Dalam perspektif demikian, dapat dikatakan, proses perkembangan peradaban (civilization
development) suatu bangsa tak bisa membebaskan dirinya dari seni
tradisi.
Ada pendapat menarik yang disampaikan Irvan A. Noe’man mantan Ketua
Jurusan Desain IKJ dan sekarang staf pengajar jurusan Desain Universitas
Paramadina menyampaikan pendapatnya tentang konsep berkesenian yang bukan hanya
mengedepankan karya estetika semata, tapi harus mengandung nilai etika. Seni
tradisi menempatkan kesenian itu diabadikan untuk kehidupan atau I’art pour
I’homme. Namun di era modernisme terjadi pergeseran dengan lahirnya konsep
Cogito Ergo Sum (aku berpikir maka aku ada ala Filsuf Rene Descartes) sehingga
kesenian diabadikan hanya untuk kesenian atau I’art pour I’art. Menurut
Irvan A Noe’man ke depan, manusia kembali menyatakan antara seni untuk seni
sekaligus untuk kehidupan.
Upaya untuk memelihara seni tradisi, dengan demikian
menjadi sangat penting, terutama bila dihubungkan dengan upaya melakukan proses
pemberdayaan.
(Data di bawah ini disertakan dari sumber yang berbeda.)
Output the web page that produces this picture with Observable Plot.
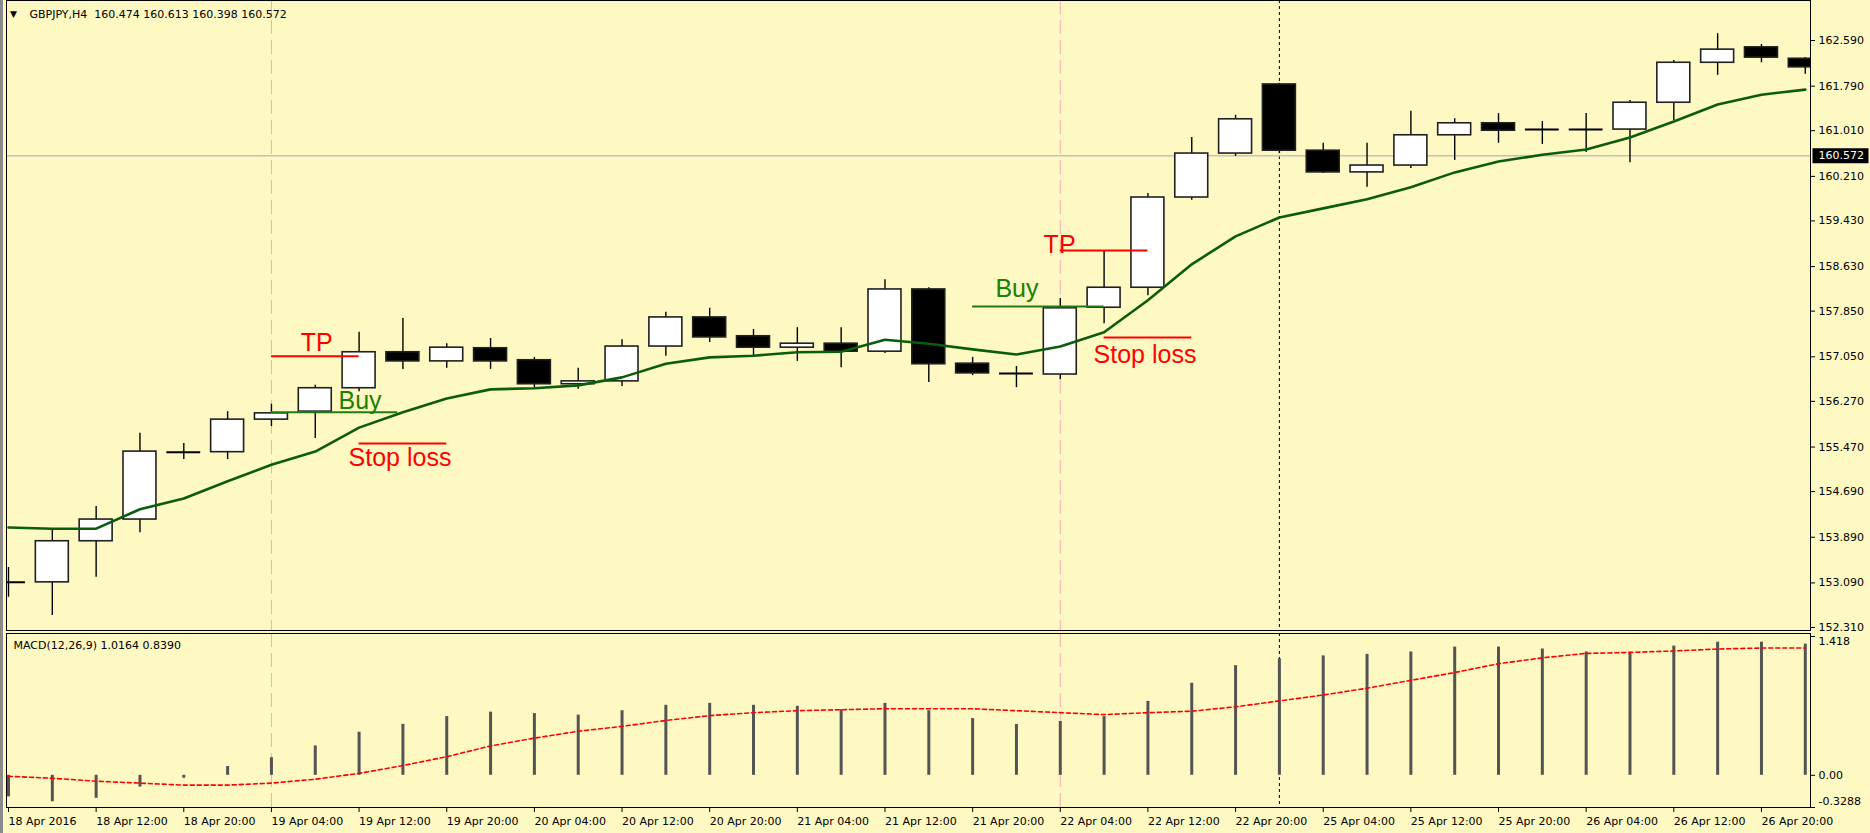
<!DOCTYPE html>
<html>
<head>
<meta charset="utf-8">
<script src="https://cdn.jsdelivr.net/npm/d3@7"></script>
<script src="https://cdn.jsdelivr.net/npm/@observablehq/plot@0.6"></script>
<style>
  html, body { margin: 0; padding: 0; background: #fef8c2; }
  #wrap { position: relative; width: 1870px; height: 833px; overflow: hidden; background: #fef8c2; }
  #wrap svg { display: block; }
  #wrap svg.mainpanel { position: relative; z-index: 2; overflow: visible; }
  #edge { position: absolute; left: 0; top: 0; width: 3px; height: 833px; background: #8a8a8a; z-index: 3; }
</style>
</head>
<body>
<div id="wrap"></div>
<script>
// ---------- data ----------
const symbolName = "GBPJPY,H4";
const headerQuote = ["160.474", "160.613", "160.398", "160.572"];
const macdTitle = "MACD(12,26,9) 1.0164 0.8390";

const opens  = [153.10,153.10,153.82,154.20,155.38,155.38,155.95,156.09,156.50,157.13,
                156.97,157.20,156.99,156.57,156.62,157.23,157.74,157.41,157.21,157.28,
                157.14,158.23,156.93,156.76,156.74,157.91,158.26,159.84,160.61,161.82,
                160.66,160.28,160.40,160.93,161.14,161.03,161.03,161.03,161.50,162.20,
                162.47,162.27];
const highs  = [153.36,154.03,154.43,155.71,155.53,156.09,156.22,156.55,157.48,157.72,
                157.28,157.37,157.04,156.85,157.35,157.83,157.90,157.53,157.56,157.56,
                158.40,158.26,157.04,156.88,158.07,158.91,159.91,160.89,161.28,161.84,
                160.79,160.79,161.35,161.22,161.31,161.17,161.31,161.54,162.24,162.71,
                162.52,162.29];
const lows   = [152.84,152.52,153.19,153.97,155.25,155.25,155.83,155.62,156.44,156.83,
                156.85,156.83,156.51,156.48,156.53,157.06,157.30,157.06,156.97,156.86,
                157.11,156.60,156.72,156.51,156.65,157.63,158.12,159.79,160.56,160.61,
                160.26,160.02,160.35,160.49,160.79,160.77,160.63,160.45,161.19,161.98,
                162.20,162.00];
const closes = [153.10,153.82,154.20,155.39,155.38,155.95,156.06,156.50,157.13,156.97,
                157.21,156.97,156.57,156.62,157.23,157.74,157.39,157.21,157.28,157.14,
                158.23,156.92,156.76,156.76,157.90,158.26,159.84,160.61,161.21,160.66,
                160.28,160.40,160.93,161.14,161.01,161.03,161.03,161.50,162.20,162.43,
                162.29,162.12];
const maValues = [154.06,154.04,154.04,154.38,154.57,154.87,155.16,155.39,155.81,156.08,
                  156.32,156.48,156.50,156.55,156.69,156.93,157.04,157.07,157.13,157.14,
                  157.35,157.28,157.18,157.09,157.23,157.48,158.04,158.67,159.16,159.49,
                  159.65,159.81,160.02,160.28,160.47,160.59,160.68,160.89,161.17,161.47,
                  161.64,161.73];
const macdHist = [-0.22,-0.27,-0.235,-0.12,-0.03,0.09,0.18,0.30,0.44,0.52,
                  0.60,0.645,0.63,0.615,0.66,0.715,0.735,0.715,0.705,0.67,
                  0.735,0.66,0.58,0.52,0.55,0.60,0.755,0.94,1.12,1.19,
                  1.22,1.235,1.26,1.31,1.31,1.29,1.26,1.26,1.32,1.36,
                  1.36,1.34];
const macdSignal = [-0.01,-0.03,-0.06,-0.08,-0.10,-0.10,-0.08,-0.04,0.02,0.10,
                    0.19,0.30,0.38,0.45,0.50,0.56,0.61,0.64,0.66,0.67,
                    0.68,0.68,0.68,0.66,0.64,0.62,0.64,0.655,0.70,0.76,
                    0.82,0.89,0.97,1.05,1.14,1.20,1.245,1.255,1.27,1.29,
                    1.30,1.30];

const priceTicks = [162.590,161.790,161.010,160.210,159.430,158.630,157.850,157.050,
                    156.270,155.470,154.690,153.890,153.090,152.310];
const currentPrice = 160.572;
const timeTickIndex = [0,2,4,6,8,10,12,14,16,18,20,22,24,26,28,30,32,34,36,38,40];
const timeTickLabels = ["18 Apr 2016","18 Apr 12:00","18 Apr 20:00","19 Apr 04:00","19 Apr 12:00",
  "19 Apr 20:00","20 Apr 04:00","20 Apr 12:00","20 Apr 20:00","21 Apr 04:00","21 Apr 12:00",
  "21 Apr 20:00","22 Apr 04:00","22 Apr 12:00","22 Apr 20:00","25 Apr 04:00","25 Apr 12:00",
  "25 Apr 20:00","26 Apr 04:00","26 Apr 12:00","26 Apr 20:00"];
const macdTicks = [1.418, 0, -0.3288];
const macdTickLabels = ["1.418", "0.00", "-0.3288"];

const markerBars = [6, 24];
const sessionBar = 29;

const levelKind  = ["tp", "buy", "sl", "tp", "buy", "sl"];
const levelLabel = ["TP", "Buy", "Stop loss", "TP", "Buy", "Stop loss"];
const levelStart = [6, 6, 8, 24, 22, 25];
const levelEnd   = [8, 8.88, 10, 26, 25, 27];
const levelPrice = [157.06, 156.08, 155.53, 158.91, 157.93, 157.39];
const labelBar   = [6.67, 7.53, 7.76, 23.62, 22.52, 24.76];
const labelPrice = [157.16, 156.13, 155.13, 158.86, 158.09, 156.95];

// ---------- tables ----------
const candles = opens.map((o, i) => ({i, open: o, high: highs[i], low: lows[i], close: closes[i]}));
const maRows = maValues.map((v, i) => ({i, v}));
const macdRows = macdHist.map((h, i) => ({i, h, s: macdSignal[i]}));
const levels = levelKind.map((k, j) => ({
  kind: k, label: levelLabel[j], from: levelStart[j], to: levelEnd[j],
  price: levelPrice[j], lx: labelBar[j], ly: labelPrice[j]
}));

// ---------- styles ----------
const BG = "#fef8c2";
const AXIS_FONT = "DejaVu Sans, Verdana, sans-serif";
const NOTE_FONT = "Liberation Sans, Arial, sans-serif";
const xDomain = [-0.0456, 41.119];
const halfBody = 0.376;
const pink = "#f6a9b6";
const boxSymbol = {draw(ctx) { ctx.rect(-28, -7.5, 56, 15); }};
const levelColor = k => k === "buy" ? "#247a12" : "#ff0000";
const levelTextColor = k => k === "buy" ? "#1d8000" : "#ff0000";

const main = Plot.plot({
  width: 1870, height: 631,
  marginLeft: 6, marginRight: 60, marginTop: 0, marginBottom: 1,
  className: "mainpanel",
  style: {background: BG, fontFamily: AXIS_FONT, fontSize: "11px", color: "#000", overflow: "visible"},
  x: {domain: xDomain, axis: null, label: null},
  y: {domain: [152.2568, 163.2905], axis: null, label: null},
  marks: [
    Plot.ruleX(markerBars, {x: d => d, stroke: pink, strokeWidth: 1, strokeDasharray: "14,6"}),
    Plot.ruleX([sessionBar], {x: d => d, stroke: "#000", strokeWidth: 1, strokeDasharray: "3,3"}),
    Plot.ruleY([currentPrice], {y: d => d, stroke: "#c2c2c2", strokeWidth: 1.6}),
    Plot.ruleX(candles, {x: "i", y1: "low", y2: "high", stroke: "#000", strokeWidth: 1.4, clip: true}),
    Plot.rect(candles.filter(d => d.open !== d.close), {
      x1: d => d.i - halfBody, x2: d => d.i + halfBody, y1: "open", y2: "close",
      fill: d => d.close > d.open ? "#ffffff" : "#000000", stroke: "#202020", strokeWidth: 1.6, clip: true
    }),
    Plot.ruleY(candles.filter(d => d.open === d.close), {
      y: "open", x1: d => d.i - halfBody - 0.01, x2: d => d.i + halfBody + 0.01,
      stroke: "#000", strokeWidth: 2, clip: true
    }),
    Plot.line(maRows, {x: "i", y: "v", stroke: "#0b5c0b", strokeWidth: 2.6, clip: true}),
    Plot.ruleY(levels, {y: "price", x1: "from", x2: "to", stroke: d => levelColor(d.kind), strokeWidth: 2}),
    Plot.text(levels, {
      x: "lx", y: "ly", text: "label", textAnchor: "start", lineAnchor: "bottom",
      fill: d => levelTextColor(d.kind), fontSize: 25, fontFamily: NOTE_FONT
    }),
    Plot.axisY(priceTicks, {anchor: "right", tickSize: 4, tickPadding: 4, label: null,
      tickFormat: d => d.toFixed(3), fontSize: 11, fontFamily: AXIS_FONT}),
    Plot.dot([currentPrice], {y: d => d, frameAnchor: "right", dx: 30, symbol: boxSymbol,
      fill: "#000", stroke: "none"}),
    Plot.text([currentPrice], {y: d => d, frameAnchor: "right", dx: 8, textAnchor: "start",
      text: d => d.toFixed(3), fill: "#fff", fontSize: 11, fontFamily: AXIS_FONT}),
    Plot.frame({stroke: "#000", strokeWidth: 1}),
    Plot.text(["\u25BC"], {frameAnchor: "top-left", dx: 7, dy: 14, textAnchor: "middle",
      lineAnchor: "middle", fontSize: 9, fill: "#000"}),
    Plot.text([symbolName + "\u00A0\u00A0" + headerQuote.join(" ")], {frameAnchor: "top-left",
      dx: 23, dy: 14, textAnchor: "start", lineAnchor: "middle", fontSize: 11, fill: "#000",
      fontFamily: AXIS_FONT})
  ]
});

const macd = Plot.plot({
  width: 1870, height: 202,
  marginLeft: 6, marginRight: 60, marginTop: 2, marginBottom: 26,
  style: {background: "transparent", fontFamily: AXIS_FONT, fontSize: "11px", color: "#000"},
  x: {domain: xDomain, axis: null, label: null},
  y: {domain: [-0.3288, 1.4486], axis: null, label: null},
  marks: [
    Plot.ruleX(markerBars, {x: d => d, stroke: pink, strokeWidth: 1, strokeDasharray: "14,6"}),
    Plot.ruleX([sessionBar], {x: d => d, stroke: "#000", strokeWidth: 1, strokeDasharray: "3,3"}),
    Plot.ruleX(macdRows, {x: "i", y1: 0, y2: "h", stroke: "#545454", strokeWidth: 3, clip: true}),
    Plot.line(macdRows, {x: "i", y: "s", stroke: "#ff0000", strokeWidth: 1.6,
      strokeDasharray: "4,3", clip: true}),
    Plot.axisX(timeTickIndex, {anchor: "bottom", tickSize: 5, tickPadding: 5, label: null,
      tickFormat: d => timeTickLabels[timeTickIndex.indexOf(d)], textAnchor: "start",
      fontSize: 11, fontFamily: AXIS_FONT}),
    Plot.axisY(macdTicks, {anchor: "right", tickSize: 4, label: null, tickFormat: () => ""}),
    Plot.text([macdTicks[0]], {y: d => d, frameAnchor: "right", dx: 8, textAnchor: "start",
      lineAnchor: "top", dy: 1, text: () => macdTickLabels[0], fontSize: 11, fill: "#000"}),
    Plot.text([macdTicks[1]], {y: d => d, frameAnchor: "right", dx: 8, textAnchor: "start",
      lineAnchor: "middle", text: () => macdTickLabels[1], fontSize: 11, fill: "#000"}),
    Plot.text([macdTicks[2]], {y: d => d, frameAnchor: "right", dx: 8, textAnchor: "start",
      lineAnchor: "bottom", dy: -3, text: () => macdTickLabels[2], fontSize: 11, fill: "#000"}),
    Plot.frame({stroke: "#000", strokeWidth: 1}),
    Plot.text([macdTitle], {frameAnchor: "top-left", dx: 7, dy: 12, textAnchor: "start",
      lineAnchor: "middle", fontSize: 11, fill: "#000", fontFamily: AXIS_FONT})
  ]
});

const wrap = document.getElementById("wrap");
main.classList.add("mainpanel");
wrap.appendChild(main);
wrap.appendChild(macd);
const edge = document.createElement("div");
edge.id = "edge";
wrap.appendChild(edge);
</script>
</body>
</html>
Untuk mencapai kualitas hidup manusia. Dalam konteks itulah, kita
memandang tak relevan lagi menjadikan urusan pengembangan kebudayaan sebagai part
of tourisme industry atau bagian dari industri pariwisata. Apalagi
hanya sekedar bagian dari Creative Industry (industri kreatif) semata.
Semestinya kita menguatkan komitmen dan tanggung jawab
peradaban (civilization responsibility) untuk terus menghidupkan seni
tradisi, secara kontemporer. Hal ini penting, agar seni tradisi kini, tidak
lagi hanya motherland art di ujung peradaban.